Chef Blitzer says he infuses many of these cultural flavors into the foods that are featured on the weekly, rotating menu with his team. “I moved from Israel when I was 6 years old. Israel is a melting pot of cultures. From the different regional foods for the Levantine countries all fused together with flavors from Europe, Africa, Asia and Latin America. All these different cultures came together and recreated local dishes with new flavors and techniques. “Flavors I grew up with are often in my dishes, like our ‘Burnt Eggplant’, that’s one of our more popular dishes on our menu.”

Israeli Burnt Eggplant

What You’ll Need:
2 Italian purple eggplant, 2 each
4 garlic cloves
Juice from 2 lemons
2 tsp salt
1 cup tahini paste
1/2 cup ice water
1 tsp Urfa chili
1 tsp toaste sesame seeds
1 tsp za’atar
1/4 cup pomegranate seeds
2 Tbsp extra virgin olive oil
1/4 cup toasted sunflower seeds
1/4 cup mint leaves
1/4 cup parsley leaves

How to Make It:

1. Use a fork to poke holes all over the eggplant.

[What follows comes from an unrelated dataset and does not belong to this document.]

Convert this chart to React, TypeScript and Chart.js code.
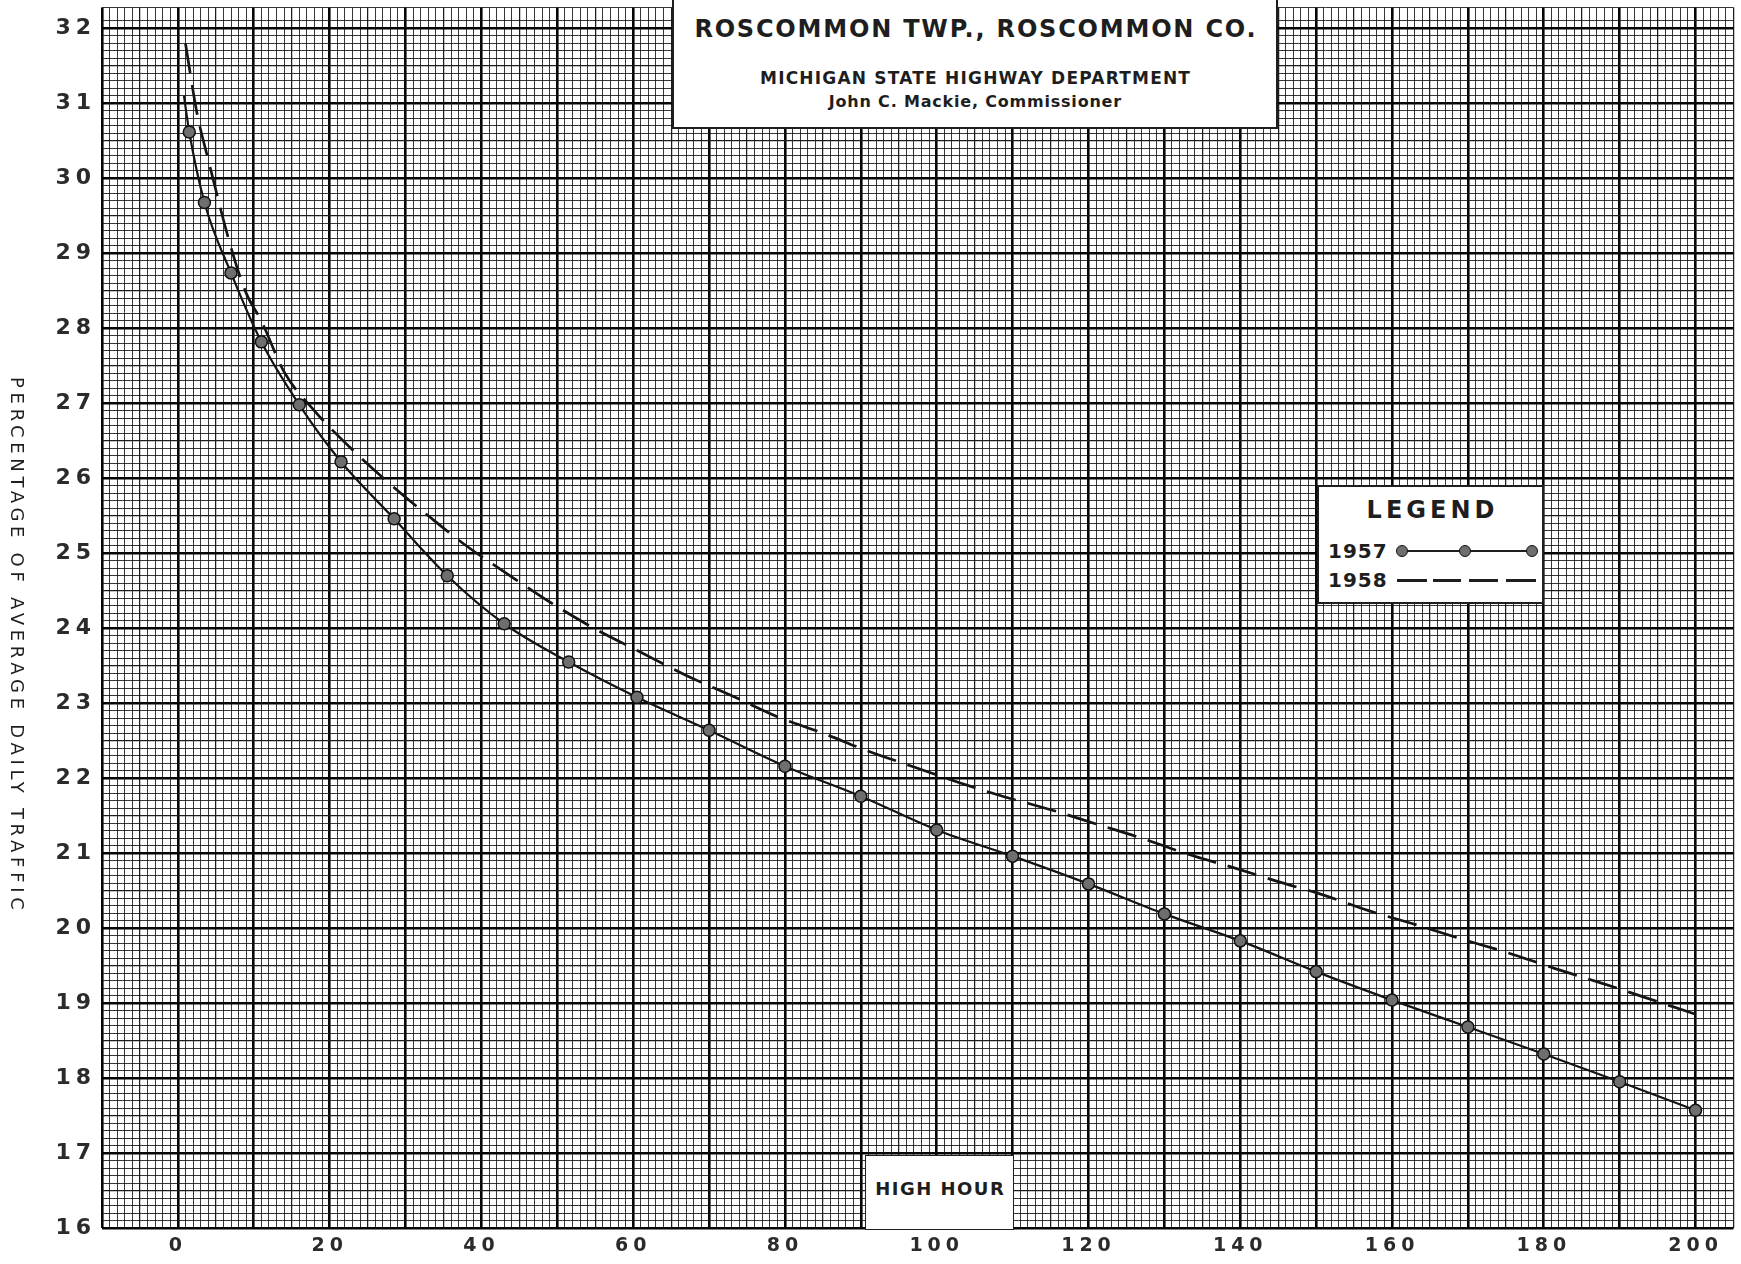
import React, { useEffect, useRef } from 'react';
import { Chart, registerables } from 'chart.js';

Chart.register(...registerables);

// ---- axis ranges & tick labels ----
const X_MIN = -10;
const X_MAX = 205;
const Y_MIN = 16;
const Y_MAX = 32.28;
const xLabelValues = [0, 20, 40, 60, 80, 100, 120, 140, 160, 180, 200];
const yLabelValues = [16, 17, 18, 19, 20, 21, 22, 23, 24, 25, 26, 27, 28, 29, 30, 31, 32];

// ---- 1957 (solid line with dots); first value is the unmarked start of the line ----
const hours1957 = [0.8, 1.5, 3.5, 7, 11, 16, 21.5, 28.5, 35.5, 43, 51.5, 60.5, 70, 80, 90, 100, 110, 120, 130, 140, 150, 160, 170, 180, 190, 200];
const pct1957 = [31.1, 30.62, 29.68, 28.74, 27.82, 26.98, 26.22, 25.46, 24.7, 24.06, 23.55, 23.08, 22.64, 22.16, 21.76, 21.31, 20.96, 20.59, 20.19, 19.83, 19.42, 19.04, 18.68, 18.32, 17.95, 17.57];

// ---- 1958 (dashed line) ----
const hours1958 = [1, 2.5, 4, 7, 9, 11, 14, 18, 23, 28, 33, 38, 43.5, 49, 55, 61, 67, 73, 79, 85, 91, 97, 103, 109, 115, 121, 127, 133, 139, 145, 151, 157, 163, 169, 175, 181.5, 187.5, 193.5, 200];
const pct1958 = [31.8, 30.88, 30.25, 29.08, 28.47, 28.1, 27.42, 26.9, 26.38, 25.92, 25.5, 25.1, 24.72, 24.35, 23.99, 23.68, 23.37, 23.1, 22.82, 22.6, 22.36, 22.15, 21.94, 21.75, 21.58, 21.39, 21.2, 20.99, 20.81, 20.62, 20.44, 20.23, 20.05, 19.86, 19.68, 19.46, 19.27, 19.07, 18.85];

const FONT = "'DejaVu Sans', 'Liberation Sans', sans-serif";

function isMult(v: number, step: number) {
  const r = v / step;
  return Math.abs(r - Math.round(r)) < 1e-6;
}

const letterSpacingPlugin = {
  id: 'tickLetterSpacing',
  beforeDraw(chart: any) {
    try { chart.ctx.letterSpacing = '5px'; } catch (e) { /* ignore */ }
  },
  afterDraw(chart: any) {
    try { chart.ctx.letterSpacing = '0px'; } catch (e) { /* ignore */ }
  },
};

function gridColor(heavy: boolean, medium: boolean) {
  if (heavy) return '#050505';
  if (medium) return '#1c1c1c';
  return 'rgba(20,20,20,0.85)';
}
function gridWidth(heavy: boolean, medium: boolean) {
  if (heavy) return 2.6;
  if (medium) return 1.25;
  return 1;
}

export default function App() {
  const ref = useRef<HTMLCanvasElement>(null);

  useEffect(() => {
    const canvas = ref.current;
    if (!canvas) return;
    const chart = new Chart(canvas, {
      type: 'line',
      data: {
        datasets: [
          {
            label: '1958',
            data: hours1958.map((x, i) => ({ x, y: pct1958[i] })),
            borderColor: '#151515',
            borderWidth: 2.7,
            borderDash: [30, 12],
            pointRadius: 0,
            cubicInterpolationMode: 'monotone',
            fill: false,
            order: 2,
          },
          {
            label: '1957',
            data: hours1957.map((x, i) => ({ x, y: pct1957[i] })),
            borderColor: '#151515',
            borderWidth: 2.2,
            pointRadius: (c: any) => (c.dataIndex === 0 ? 0 : 6),
            pointBackgroundColor: '#6e6e6e',
            pointBorderColor: '#111',
            pointBorderWidth: 1.5,
            cubicInterpolationMode: 'monotone',
            fill: false,
            order: 1,
          },
        ],
      } as any,
      options: {
        responsive: false,
        animation: false,
        devicePixelRatio: 1,
        layout: { padding: { left: 0, right: 3, top: 0, bottom: 0 } },
        plugins: {
          legend: { display: false },
          tooltip: { enabled: false },
          title: { display: false },
        },
        scales: {
          x: {
            type: 'linear',
            min: X_MIN,
            max: X_MAX,
            afterFit: (s: any) => {
              s.height = 36;
              s.paddingLeft = 0;
              s.paddingRight = 0;
            },
            border: { display: false },
            ticks: {
              stepSize: 1,
              autoSkip: false,
              maxRotation: 0,
              minRotation: 0,
              padding: 7,
              color: '#2b2b2b',
              font: { family: FONT, size: 19, weight: 'bold' },
              callback: (v: any) => {
                const n = Number(v);
                const r = Math.round(n);
                return isMult(n, 1) && xLabelValues.includes(r) ? String(r) : '';
              },
            },
            grid: {
              drawTicks: false,
              color: (c: any) => {
                const v = c.tick ? c.tick.value : 0;
                return gridColor(isMult(v, 10), isMult(v, 5));
              },
              lineWidth: (c: any) => {
                const v = c.tick ? c.tick.value : 0;
                return gridWidth(isMult(v, 10), isMult(v, 5));
              },
            },
          },
          y: {
            type: 'linear',
            min: Y_MIN,
            max: Y_MAX,
            afterFit: (s: any) => {
              s.width = 102;
              s.paddingTop = 0;
              s.paddingBottom = 0;
            },
            border: { display: false },
            ticks: {
              stepSize: 0.1,
              autoSkip: false,
              padding: 6,
              color: '#2b2b2b',
              font: { family: FONT, size: 22, weight: 'bold' },
              callback: (v: any) => {
                const n = Number(v);
                const r = Math.round(n);
                return isMult(n, 1) && yLabelValues.includes(r) ? String(r) : '';
              },
            },
            grid: {
              drawTicks: false,
              color: (c: any) => {
                const v = c.tick ? c.tick.value : 0;
                return gridColor(isMult(v, 1), isMult(v, 0.5));
              },
              lineWidth: (c: any) => {
                const v = c.tick ? c.tick.value : 0;
                return gridWidth(isMult(v, 1), isMult(v, 0.5));
              },
            },
          },
        },
      } as any,
      plugins: [letterSpacingPlugin],
    });
    return () => chart.destroy();
  }, []);

  const box: React.CSSProperties = {
    position: 'absolute',
    background: '#fff',
    border: '2px solid #1e1e1e',
    boxSizing: 'border-box',
    fontFamily: FONT,
    color: '#1e1e1e',
  };
  const centered = (top: number, size: number, spacing: number, weight: any = 'bold'): React.CSSProperties => ({
    position: 'absolute',
    left: 0,
    right: 0,
    top,
    textAlign: 'center',
    fontSize: size,
    lineHeight: `${size}px`,
    letterSpacing: spacing,
    fontWeight: weight,
    whiteSpace: 'nowrap',
    paddingLeft: spacing,
  });
  const dot = (left: number): React.CSSProperties => ({
    position: 'absolute',
    left: left - 6,
    top: 64 - 6,
    width: 12,
    height: 12,
    borderRadius: '50%',
    background: '#6e6e6e',
    border: '1.5px solid #111',
    boxSizing: 'border-box',
  });
  const seg = (x1: number, x2: number, y: number, t: number): React.CSSProperties => ({
    position: 'absolute',
    left: x1,
    width: x2 - x1,
    top: y - t / 2,
    height: t,
    background: '#1e1e1e',
  });

  return (
    <div style={{ position: 'fixed', left: 0, top: 0, width: 1741, height: 1264, background: '#fff', overflow: 'hidden' }}>
      <canvas ref={ref} width={1741} height={1264} style={{ position: 'absolute', left: 0, top: 0, width: 1741, height: 1264 }} />

      {/* Title box */}
      <div style={{ ...box, left: 672, top: -4, width: 606, height: 133 }}>
        <div style={centered(19, 24, 1.8)}>ROSCOMMON TWP., ROSCOMMON CO.</div>
        <div style={centered(72, 17, 1.2)}>MICHIGAN STATE HIGHWAY DEPARTMENT</div>
        <div style={centered(96, 16, 0.8)}>John C. Mackie, Commissioner</div>
      </div>

      {/* Legend box */}
      <div style={{ ...box, left: 1317, top: 485, width: 227, height: 119 }}>
        <div style={centered(11, 24, 4)}>LEGEND</div>
        <div style={{ position: 'absolute', left: 9, top: 54, fontSize: 20, lineHeight: '20px', fontWeight: 'bold', letterSpacing: 1 }}>1957</div>
        <div style={seg(83, 213, 64, 2)} />
        <div style={dot(83)} />
        <div style={dot(146)} />
        <div style={dot(213)} />
        <div style={{ position: 'absolute', left: 9, top: 83, fontSize: 20, lineHeight: '20px', fontWeight: 'bold', letterSpacing: 1 }}>1958</div>
        <div style={seg(78, 108, 93, 3)} />
        <div style={seg(114, 142, 93, 3)} />
        <div style={seg(150, 179, 93, 3)} />
        <div style={seg(187, 217, 93, 3)} />
      </div>

      {/* x-axis title box */}
      <div style={{ ...box, left: 865, top: 1155, width: 149, height: 75, border: '1.5px solid #1e1e1e' }}>
        <div style={centered(24, 18, 1.5)}>HIGH HOUR</div>
      </div>

      {/* y-axis title */}
      <div
        style={{
          position: 'absolute',
          left: 6,
          top: 377,
          writingMode: 'vertical-rl',
          fontFamily: FONT,
          fontSize: 18,
          lineHeight: '22px',
          letterSpacing: 4.7,
          color: '#1e1e1e',
          whiteSpace: 'nowrap',
        }}
      >
        PERCENTAGE OF AVERAGE DAILY TRAFFIC
      </div>
    </div>
  );
}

Grill the eggplant over high heat or under a broiler until blackened and very soft, about 20 minutes on each side. Set aside to cool.

      2. In a medium bowl combine the garlic, lemon juice, and salt. Whisk in the tahini and water until the mixture is smooth.

      3. Once the eggplant is cool to the touch, halve each lengthwise. Take a fork and gently scrape the soft flesh from the eggplant and onto a serving platter. Top with salt, tahini sauce, seeds, herbs, and olive oil.